Programs like those can be life changing for those students. Ibidapo cities her experience as one of two Black students in her study abroad program in Argentina as one that influenced her in part to launch Too Fly to help create more visibility for young Hispanic and African American students. She admitted there were times she wanted to hide when people would stare at her in the street.
“We want young people to see the world,” Ibidapo said. “(But) we don’t only want our kids to see the world. We want the world to see our kids.”
As for whom to send abroad and provide grants to, Too Fly has applications for both students and student organizations. Ibidapo said students applying to Too Fly must have limited exposure to international travel, a demonstrated financial need and plans to go abroad for educational purposes.
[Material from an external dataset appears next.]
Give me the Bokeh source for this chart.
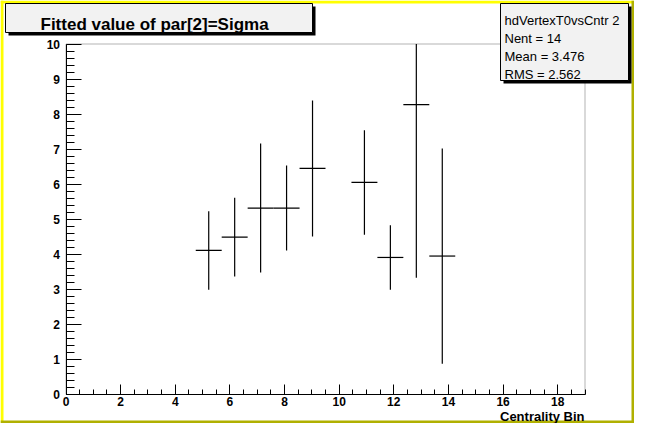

Student organizations or schools submitting applications are required to serve students from middle school through undergraduate level in college.
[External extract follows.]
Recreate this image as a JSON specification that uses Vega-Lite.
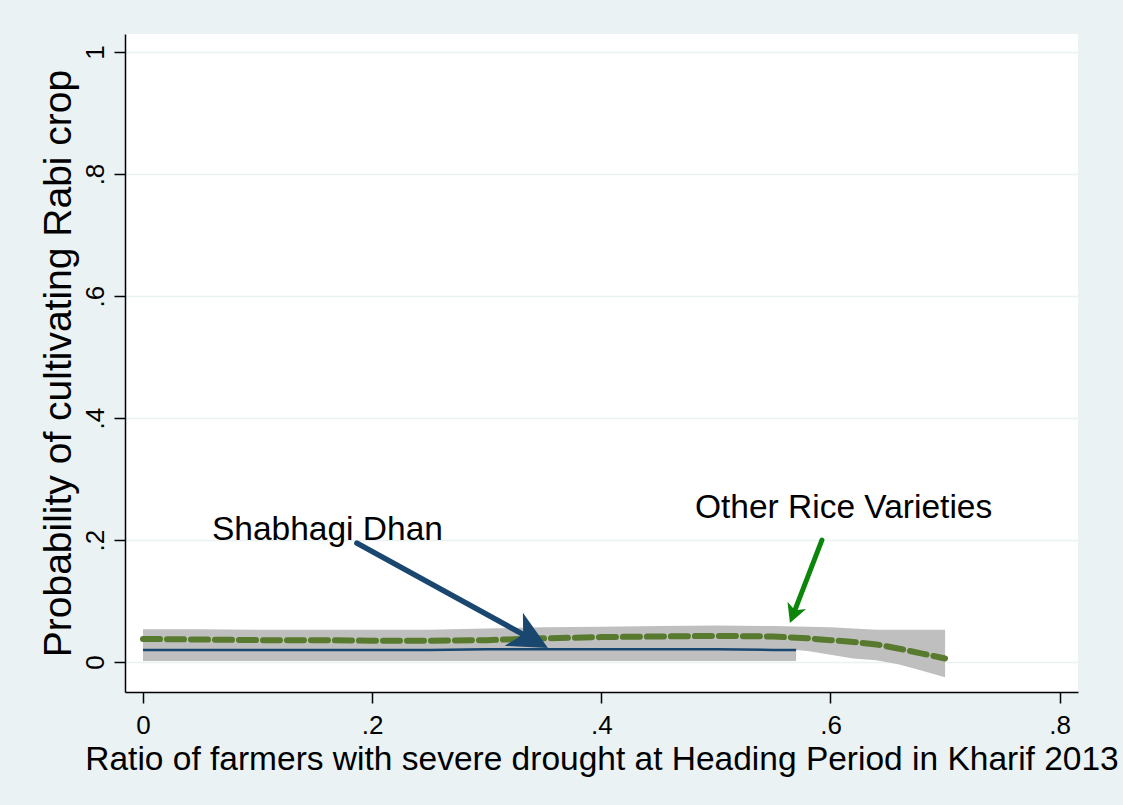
{
  "$schema": "https://vega.github.io/schema/vega-lite/v6.json",
  "width": 953,
  "height": 658,
  "autosize": {"type": "none"},
  "padding": {"left": 125, "top": 34, "right": 45, "bottom": 113},
  "background": "#EAF2F3",
  "config": {
    "view": {"stroke": null, "fill": "#FFFFFF"},
    "font": "Liberation Sans",
    "axis": {
      "labelFont": "Liberation Sans",
      "titleFont": "Liberation Sans",
      "labelColor": "#000000",
      "titleColor": "#000000",
      "titleFontWeight": "normal",
      "domainColor": "#000000",
      "tickColor": "#000000",
      "domainWidth": 1.5,
      "tickWidth": 1.5,
      "tickSize": 11
    }
  },
  "datasets": {
    "curves": [
      {"series": "other", "x": 0, "y": 0.038, "lo": 0.021, "hi": 0.054},
      {"series": "other", "x": 0.05, "y": 0.037, "lo": 0.020, "hi": 0.054},
      {"series": "other", "x": 0.1, "y": 0.036, "lo": 0.019, "hi": 0.053},
      {"series": "other", "x": 0.15, "y": 0.036, "lo": 0.019, "hi": 0.053},
      {"series": "other", "x": 0.2, "y": 0.035, "lo": 0.018, "hi": 0.053},
      {"series": "other", "x": 0.25, "y": 0.035, "lo": 0.018, "hi": 0.053},
      {"series": "other", "x": 0.3, "y": 0.036, "lo": 0.019, "hi": 0.055},
      {"series": "other", "x": 0.35, "y": 0.039, "lo": 0.021, "hi": 0.057},
      {"series": "other", "x": 0.4, "y": 0.041, "lo": 0.023, "hi": 0.058},
      {"series": "other", "x": 0.45, "y": 0.042, "lo": 0.024, "hi": 0.059},
      {"series": "other", "x": 0.5, "y": 0.043, "lo": 0.025, "hi": 0.060},
      {"series": "other", "x": 0.55, "y": 0.042, "lo": 0.023, "hi": 0.059},
      {"series": "other", "x": 0.58, "y": 0.039, "lo": 0.018, "hi": 0.058},
      {"series": "other", "x": 0.6, "y": 0.036, "lo": 0.012, "hi": 0.057},
      {"series": "other", "x": 0.62, "y": 0.033, "lo": 0.006, "hi": 0.055},
      {"series": "other", "x": 0.64, "y": 0.029, "lo": 0.003, "hi": 0.053},
      {"series": "other", "x": 0.66, "y": 0.022, "lo": -0.004, "hi": 0.053},
      {"series": "other", "x": 0.68, "y": 0.014, "lo": -0.014, "hi": 0.053},
      {"series": "other", "x": 0.7, "y": 0.006, "lo": -0.025, "hi": 0.053},
      {"series": "shab", "x": 0, "y": 0.020, "lo": 0.002, "hi": 0.038},
      {"series": "shab", "x": 0.05, "y": 0.020, "lo": 0.002, "hi": 0.038},
      {"series": "shab", "x": 0.1, "y": 0.020, "lo": 0.002, "hi": 0.038},
      {"series": "shab", "x": 0.15, "y": 0.020, "lo": 0.002, "hi": 0.038},
      {"series": "shab", "x": 0.2, "y": 0.020, "lo": 0.002, "hi": 0.038},
      {"series": "shab", "x": 0.25, "y": 0.020, "lo": 0.002, "hi": 0.038},
      {"series": "shab", "x": 0.3, "y": 0.021, "lo": 0.002, "hi": 0.039},
      {"series": "shab", "x": 0.35, "y": 0.021, "lo": 0.002, "hi": 0.039},
      {"series": "shab", "x": 0.4, "y": 0.021, "lo": 0.002, "hi": 0.039},
      {"series": "shab", "x": 0.45, "y": 0.021, "lo": 0.002, "hi": 0.039},
      {"series": "shab", "x": 0.5, "y": 0.021, "lo": 0.002, "hi": 0.039},
      {"series": "shab", "x": 0.55, "y": 0.020, "lo": 0.002, "hi": 0.039},
      {"series": "shab", "x": 0.57, "y": 0.020, "lo": 0.002, "hi": 0.039}
    ],
    "shafts": [
      {"series": "shab", "x": 0.1867, "y": 0.195, "x2": 0.342, "y2": 0.0348},
      {"series": "other", "x": 0.5925, "y": 0.2, "x2": 0.5671, "y2": 0.0762}
    ],
    "heads": [
      {"series": "shab", "x": 0.3385, "y": 0.0384},
      {"series": "other", "x": 0.5676, "y": 0.0785}
    ],
    "labels": [
      {"series": "shab", "x": 0.0602, "y": 0.2, "text": "Shabhagi Dhan"},
      {"series": "other", "x": 0.4817, "y": 0.236, "text": "Other Rice Varieties"}
    ]
  },
  "encoding": {
    "x": {
      "field": "x", "type": "quantitative",
      "scale": {"domain": [-0.0157, 0.816], "nice": false, "zero": false},
      "axis": {
        "values": [0, 0.2, 0.4, 0.6, 0.8],
        "grid": false,
        "labelFontSize": 26,
        "labelPadding": 9,
        "labelExpr": "datum.value == 0 ? '0' : substring(format(datum.value, '.1f'), 1)",
        "title": "Ratio of farmers with severe drought at Heading Period in Kharif 2013",
        "titleFontSize": 33.5,
        "titlePadding": 5
      }
    },
    "y": {
      "field": "y", "type": "quantitative",
      "scale": {"domain": [-0.049, 1.0295], "nice": false, "zero": false},
      "axis": {
        "values": [0, 0.2, 0.4, 0.6, 0.8, 1],
        "grid": true,
        "gridColor": "#EAF2F3",
        "gridWidth": 1.5,
        "labelAngle": -90,
        "labelAlign": "center",
        "labelBaseline": "bottom",
        "labelFontSize": 26,
        "labelPadding": 6,
        "labelExpr": "datum.value == 0 ? '0' : datum.value == 1 ? '1' : substring(format(datum.value, '.1f'), 1)",
        "title": "Probability of cultivating Rabi crop",
        "titleFontSize": 39,
        "titlePadding": 4
      }
    }
  },
  "layer": [
    {
      "data": {"name": "curves"},
      "mark": {"type": "area", "color": "#BFBFBF", "opacity": 1},
      "encoding": {
        "detail": {"field": "series"},
        "y": {"field": "lo", "type": "quantitative"},
        "y2": {"field": "hi"}
      }
    },
    {
      "data": {"name": "curves"},
      "transform": [{"filter": "datum.series == 'shab'"}],
      "mark": {"type": "line", "color": "#1A476F", "strokeWidth": 2.5}
    },
    {
      "data": {"name": "curves"},
      "transform": [{"filter": "datum.series == 'other'"}],
      "mark": {"type": "line", "color": "#587A2E", "strokeWidth": 6, "strokeDash": [17, 7], "strokeCap": "round"}
    },
    {
      "data": {"name": "shafts"},
      "transform": [{"filter": "datum.series == 'shab'"}],
      "mark": {"type": "rule", "color": "#1A476F", "strokeWidth": 5.5, "strokeCap": "round"},
      "encoding": {
        "x2": {"field": "x2"},
        "y2": {"field": "y2"}
      }
    },
    {
      "data": {"name": "shafts"},
      "transform": [{"filter": "datum.series == 'other'"}],
      "mark": {"type": "rule", "color": "#0B860B", "strokeWidth": 5, "strokeCap": "round"},
      "encoding": {
        "x2": {"field": "x2"},
        "y2": {"field": "y2"}
      }
    },
    {
      "data": {"name": "heads"},
      "transform": [{"filter": "datum.series == 'shab'"}],
      "mark": {"type": "point", "shape": "M 1 0 L -1 -0.97 L -0.45 0 L -1 0.97 Z", "size": 1521, "angle": 28.8, "filled": true, "color": "#1A476F", "opacity": 1}
    },
    {
      "data": {"name": "heads"},
      "transform": [{"filter": "datum.series == 'other'"}],
      "mark": {"type": "point", "shape": "M 1 0 L -1 -1.05 L -0.45 0 L -1 1.05 Z", "size": 361, "angle": 111.2, "filled": true, "color": "#0B860B", "opacity": 1}
    },
    {
      "data": {"name": "labels"},
      "mark": {"type": "text", "align": "left", "baseline": "alphabetic", "fontSize": 33.5, "font": "Liberation Sans", "color": "#000000"},
      "encoding": {
        "text": {"field": "text"}
      }
    }
  ]
}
However, as Ibidapo describes her organization as a bridge between students and the programs they’re accepted to, Too Fly doesn’t select the destinations where it sends individuals to. But Ibidapo has plans for that to change in the future. The organization is preparing to launch a set of curated trips in the next three years called Beyond Borders, which are educational experiences centered on concepts such as fashion, architecture and cuisine.
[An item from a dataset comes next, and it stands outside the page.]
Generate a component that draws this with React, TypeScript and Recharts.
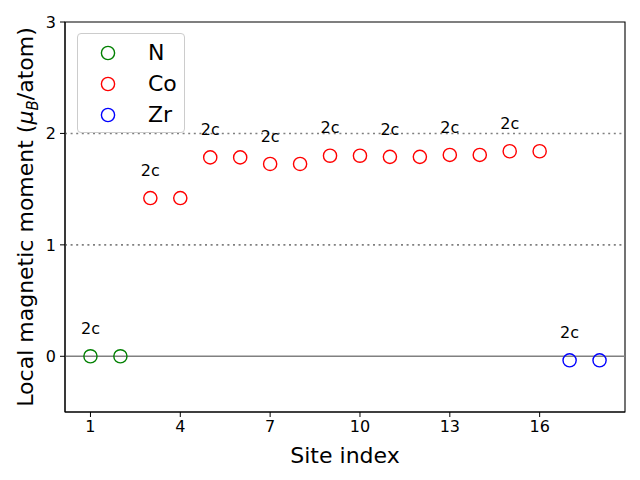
import React from 'react';
import {
  ScatterChart,
  Scatter,
  XAxis,
  YAxis,
  ReferenceLine,
  ReferenceArea,
  Legend,
} from 'recharts';

const FONT = '"DejaVu Sans", sans-serif';

// ---- data ----
const nSites = [1, 2];
const nMoments = [0.0, 0.0];
const coSites = [3, 4, 5, 6, 7, 8, 9, 10, 11, 12, 13, 14, 15, 16];
const coMoments = [1.42, 1.42, 1.785, 1.785, 1.726, 1.726, 1.8, 1.8, 1.79, 1.79, 1.807, 1.807, 1.84, 1.84];
const zrSites = [17, 18];
const zrMoments = [-0.036, -0.036];

const labelSites = [1, 3, 5, 7, 9, 11, 13, 15, 17];
const labelTexts = ['2c', '2c', '2c', '2c', '2c', '2c', '2c', '2c', '2c'];
const LABEL_OFFSET = 0.2;

const xTicks = [1, 4, 7, 10, 13, 16];
const yTicks = [0, 1, 2, 3];
const xDomain = [0.15, 18.85];
const yDomain = [-0.5, 3];

const seriesNames = ['N', 'Co', 'Zr'];
const seriesColors = ['#008000', '#ff0000', '#0000ff'];

const zip = (xs: number[], ys: number[]) => xs.map((x, i) => ({ x, y: ys[i] }));
const nData = zip(nSites, nMoments);
const coData = zip(coSites, coMoments);
const zrData = zip(zrSites, zrMoments);
const allData = [...nData, ...coData, ...zrData];
const labelData = labelSites.map((s, i) => {
  const p = allData.find((d) => d.x === s);
  return { x: s, y: (p ? p.y : 0) + LABEL_OFFSET, text: labelTexts[i] };
});

const seriesData = [nData, coData, zrData];

const circleShape = (color: string) => (props: any) => (
  <circle cx={props.cx} cy={props.cy} r={6.6} fill="none" stroke={color} strokeWidth={1.4} />
);

const labelShape = (props: any) => (
  <text
    x={props.cx}
    y={props.cy}
    textAnchor="middle"
    fontSize={16}
    fontFamily={FONT}
    fill="#000"
  >
    {props.payload?.text}
  </text>
);

const LegendBox = () => (
  <div
    style={{
      boxSizing: 'border-box',
      width: 108,
      height: 100,
      border: '1px solid #cccccc',
      borderRadius: 4,
      background: 'rgba(255,255,255,0.8)',
      paddingTop: 3,
      fontFamily: FONT,
    }}
  >
    {seriesNames.map((name, i) => (
      <div key={name} style={{ height: 31, display: 'flex', alignItems: 'center' }}>
        <svg width={16} height={16} style={{ marginLeft: 22 }}>
          <circle cx={8} cy={8} r={6.6} fill="none" stroke={seriesColors[i]} strokeWidth={1.4} />
        </svg>
        <span style={{ marginLeft: 32, fontSize: 22, color: '#000', lineHeight: '31px' }}>{name}</span>
      </div>
    ))}
  </div>
);

const XLabel = (props: any) => {
  const vb = props.viewBox || { x: 65, y: 412, width: 560, height: 68 };
  return (
    <text x={vb.x + vb.width / 2} y={vb.y + 51} textAnchor="middle" fontSize={22} fontFamily={FONT} fill="#000">
      Site index
    </text>
  );
};

const YLabel = (props: any) => {
  const vb = props.viewBox || { x: 0, y: 22, width: 65, height: 390 };
  const cx = 33;
  const cy = vb.y + vb.height / 2;
  return (
    <text
      x={cx}
      y={cy}
      transform={`rotate(-90, ${cx}, ${cy})`}
      textAnchor="middle"
      fontSize={22}
      fontFamily={FONT}
      fill="#000"
    >
      Local magnetic moment (
      <tspan fontStyle="italic">μ</tspan>
      <tspan fontStyle="italic" fontSize={15} dy={5}>B</tspan>
      <tspan dy={-5}>/atom)</tspan>
    </text>
  );
};

export default function App() {
  return (
    <div style={{ position: 'absolute', left: 0, top: 0, width: 640, height: 480, background: '#fff' }}>
      <ScatterChart width={640} height={480} margin={{ top: 22, right: 15, bottom: 0, left: 0 }}>
        <XAxis
          type="number"
          dataKey="x"
          domain={xDomain}
          ticks={xTicks}
          allowDataOverflow
          height={68}
          tickSize={5}
          tickMargin={4}
          stroke="#000"
          tick={{ fill: '#000', fontSize: 16, fontFamily: FONT }}
          label={{ content: XLabel }}
        />
        <YAxis
          type="number"
          dataKey="y"
          domain={yDomain}
          ticks={yTicks}
          allowDataOverflow
          width={65}
          tickSize={5}
          tickMargin={4}
          stroke="#000"
          tick={{ fill: '#000', fontSize: 16, fontFamily: FONT }}
          label={{ content: YLabel }}
        />
        <ReferenceLine y={0} stroke="#808080" strokeWidth={1.6} />
        <ReferenceLine y={1} stroke="#808080" strokeWidth={1.6} strokeDasharray="2 3.6" />
        <ReferenceLine y={2} stroke="#808080" strokeWidth={1.6} strokeDasharray="2 3.6" />
        <ReferenceArea
          x1={xDomain[0]}
          x2={xDomain[1]}
          y1={yDomain[0]}
          y2={yDomain[1]}
          fill="none"
          fillOpacity={0}
          stroke="#000"
          strokeWidth={1.1}
          ifOverflow="visible"
        />
        {seriesNames.map((name, i) => (
          <Scatter
            key={name}
            name={name}
            data={seriesData[i]}
            fill={seriesColors[i]}
            shape={circleShape(seriesColors[i])}
            isAnimationActive={false}
          />
        ))}
        <Scatter
          name="labels"
          data={labelData}
          legendType="none"
          shape={labelShape}
          isAnimationActive={false}
        />
        <Legend
          layout="vertical"
          align="center"
          verticalAlign="middle"
          content={LegendBox}
          wrapperStyle={{ left: 77, top: 33, width: 108, height: 100 }}
        />
      </ScatterChart>
    </div>
  );
}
That initiative is just one part of Too Fly’s plan to expand its reach. The organization entered into a partnership with Ohio-based travel insurance provider battleface in late February, which Ibidapo said will help the organization reach students outside of Texas and conduct more Flight Academies.
But Too Fly’s efforts to expand its scope received a bigger boost that month when Ibidapo and Miller appeared on The Kelly Clarkson Show, where the two received $50,000 donations from both Texas-based supermarket chain H-E-B and actor and screenwriter Tyler Perry.
And Ibidapo has even loftier goals for Too Fly.
“When people think about students seeing the world and being impacted, we want to be the revolutionaries in that space and create opportunities for students in different ways that haven’t been seen yet,” Ibidapo said. “We really believe that when we’re sending a student abroad, we’re sparking the interest of the next CEO, the next doctor, the next chef.”
“We really want to inspire that intentionally when we’re sending students abroad.”